═══ RAW DATA ═══

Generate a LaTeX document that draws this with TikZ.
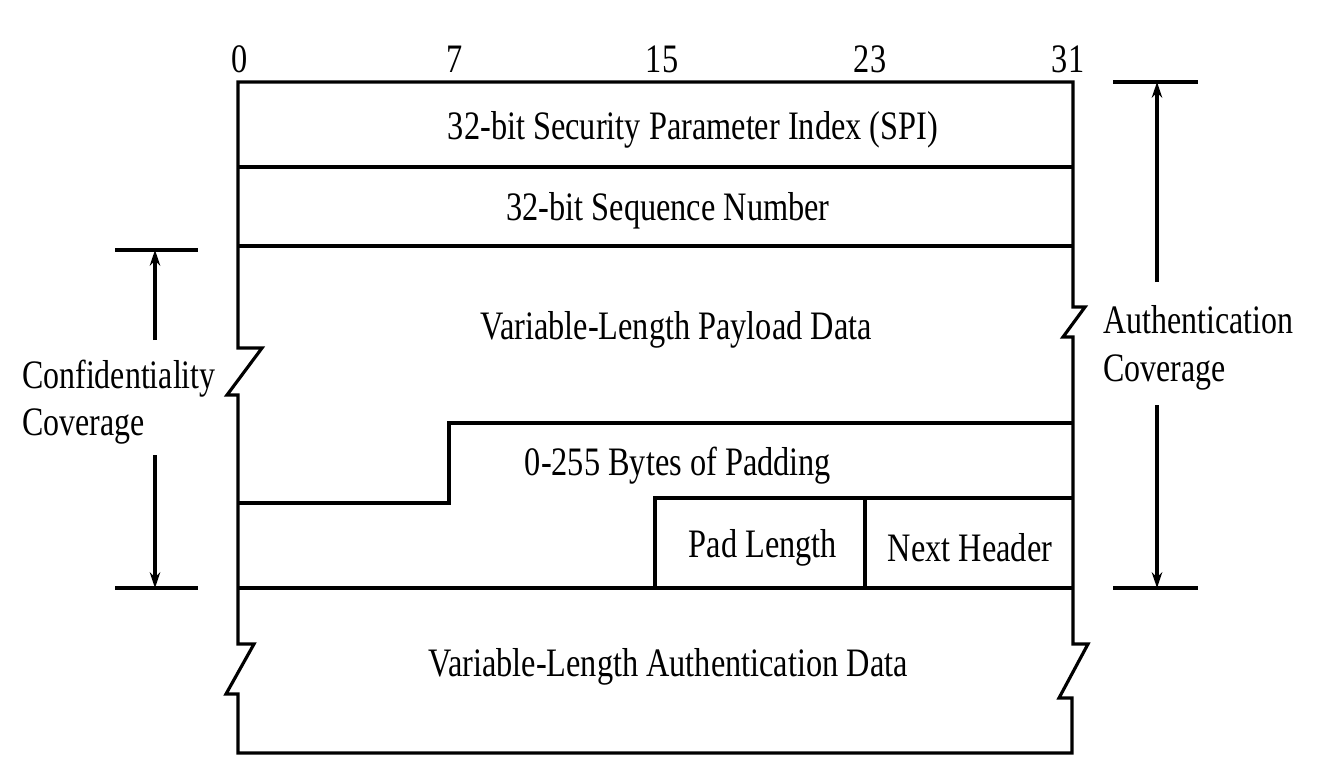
\documentclass[tikz,border=0pt]{standalone}
\usepackage{fontspec}
\setmainfont{Liberation Serif}
\usetikzlibrary{arrows.meta,positioning}

\begin{document}
\begin{tikzpicture}[x=0.02cm, y=-0.02cm,
    frame/.style={line width=1.8pt, line join=miter},
    field/.style={font=\fontsize{23}{27}\selectfont, xscale=0.8, inner sep=0pt},
    side/.style={font=\fontsize{23}{27}\selectfont, xscale=0.79, inner sep=0pt, align=left, anchor=west},
    cover/.style={line width=1.8pt, -{Stealth[length=9pt,width=6pt]}}]
    \useasboundingbox (0,0) rectangle (1322,782);

    % Bit positions
    \node[field] (b0) at (240,59) {0};
    \node[field] (b7) at (455,59) {7};
    \node[field] (b15) at (662,59) {15};
    \node[field] (b23) at (870,59) {23};
    \node[field] (b31) at (1068,59) {31};

    % Outer frame with the breaks
    \draw[frame] (238,348) -- (238,82) -- (1073,82) -- (1073,307) -- (1085,307)
        -- (1063,337) -- (1073,337) -- (1073,644) -- (1088,644) -- (1059,698)
        -- (1072,698) -- (1072,753) -- (238,753) -- (238,694) -- (226,694)
        -- (254,644) -- (238,644) -- (238,395) -- (227,395) -- (262,348) -- cycle;

    % Field borders
    \draw[frame] (238,167) -- (1073,167);
    \draw[frame] (238,246) -- (1073,246);
    \draw[frame] (238,503) -- (449,503) -- (449,423) -- (1073,423);
    \draw[frame] (655,588) -- (655,498) -- (1073,498);
    \draw[frame] (865,498) -- (865,588);
    \draw[frame] (238,588) -- (1073,588);

    % Fields
    \node[field] (spi) at (693,130) {32-bit Security Parameter Index (SPI)};
    \node[field] (seq) at (668,211) {32-bit Sequence Number};
    \node[field] (payload) at (676,330) {Variable-Length Payload Data};
    \node[field] (pad) at (678,466) {0-255 Bytes of Padding};
    \node[field] (padlen) at (763,548) {Pad Length};
    \node[field] (nexthdr) at (970,548) {Next Header};
    \node[field] (authdata) at (668,667) {Variable-Length Authentication Data};

    % Confidentiality coverage
    \draw[frame] (115,250) -- (198,250);
    \draw[frame] (115,588) -- (198,588);
    \coordinate (ctop) at (155,250);
    \coordinate (cbot) at (155,588);
    \coordinate (cup) at (155,340);
    \coordinate (cdn) at (155,455);
    \node[side] (conf) at (22,402) {Confidentiality\\Coverage};
    \draw[cover] (cup) -- (ctop);
    \draw[cover] (cdn) -- (cbot);

    % Authentication coverage
    \draw[frame] (1113,82) -- (1198,82);
    \draw[frame] (1113,588) -- (1198,588);
    \coordinate (atop) at (1157,82);
    \coordinate (abot) at (1157,588);
    \coordinate (aup) at (1157,282);
    \coordinate (adn) at (1157,405);
    \node[side] (auth) at (1103,348) {Authentication\\Coverage};
    \draw[cover] (aup) -- (atop);
    \draw[cover] (adn) -- (abot);
\end{tikzpicture}
\end{document}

═══

• EXERCISE GOAL
All of the material above is to be copied exactly, except for its images.

• COMPLETE OUTPUT
Generate a LaTeX document that draws this with TikZ.
\documentclass[tikz,border=0pt]{standalone}
\usepackage{fontspec}
\setmainfont{Liberation Serif}
\usetikzlibrary{arrows.meta,positioning}

\begin{document}
\begin{tikzpicture}[x=0.02cm, y=-0.02cm,
    frame/.style={line width=1.8pt, line join=miter},
    field/.style={font=\fontsize{23}{27}\selectfont, xscale=0.8, inner sep=0pt},
    side/.style={font=\fontsize{23}{27}\selectfont, xscale=0.79, inner sep=0pt, align=left, anchor=west},
    cover/.style={line width=1.8pt, -{Stealth[length=9pt,width=6pt]}}]
    \useasboundingbox (0,0) rectangle (1322,782);

    % Bit positions
    \node[field] (b0) at (240,59) {0};
    \node[field] (b7) at (455,59) {7};
    \node[field] (b15) at (662,59) {15};
    \node[field] (b23) at (870,59) {23};
    \node[field] (b31) at (1068,59) {31};

    % Outer frame with the breaks
    \draw[frame] (238,348) -- (238,82) -- (1073,82) -- (1073,307) -- (1085,307)
        -- (1063,337) -- (1073,337) -- (1073,644) -- (1088,644) -- (1059,698)
        -- (1072,698) -- (1072,753) -- (238,753) -- (238,694) -- (226,694)
        -- (254,644) -- (238,644) -- (238,395) -- (227,395) -- (262,348) -- cycle;

    % Field borders
    \draw[frame] (238,167) -- (1073,167);
    \draw[frame] (238,246) -- (1073,246);
    \draw[frame] (238,503) -- (449,503) -- (449,423) -- (1073,423);
    \draw[frame] (655,588) -- (655,498) -- (1073,498);
    \draw[frame] (865,498) -- (865,588);
    \draw[frame] (238,588) -- (1073,588);

    % Fields
    \node[field] (spi) at (693,130) {32-bit Security Parameter Index (SPI)};
    \node[field] (seq) at (668,211) {32-bit Sequence Number};
    \node[field] (payload) at (676,330) {Variable-Length Payload Data};
    \node[field] (pad) at (678,466) {0-255 Bytes of Padding};
    \node[field] (padlen) at (763,548) {Pad Length};
    \node[field] (nexthdr) at (970,548) {Next Header};
    \node[field] (authdata) at (668,667) {Variable-Length Authentication Data};

    % Confidentiality coverage
    \draw[frame] (115,250) -- (198,250);
    \draw[frame] (115,588) -- (198,588);
    \coordinate (ctop) at (155,250);
    \coordinate (cbot) at (155,588);
    \coordinate (cup) at (155,340);
    \coordinate (cdn) at (155,455);
    \node[side] (conf) at (22,402) {Confidentiality\\Coverage};
    \draw[cover] (cup) -- (ctop);
    \draw[cover] (cdn) -- (cbot);

    % Authentication coverage
    \draw[frame] (1113,82) -- (1198,82);
    \draw[frame] (1113,588) -- (1198,588);
    \coordinate (atop) at (1157,82);
    \coordinate (abot) at (1157,588);
    \coordinate (aup) at (1157,282);
    \coordinate (adn) at (1157,405);
    \node[side] (auth) at (1103,348) {Authentication\\Coverage};
    \draw[cover] (aup) -- (atop);
    \draw[cover] (adn) -- (abot);
\end{tikzpicture}
\end{document}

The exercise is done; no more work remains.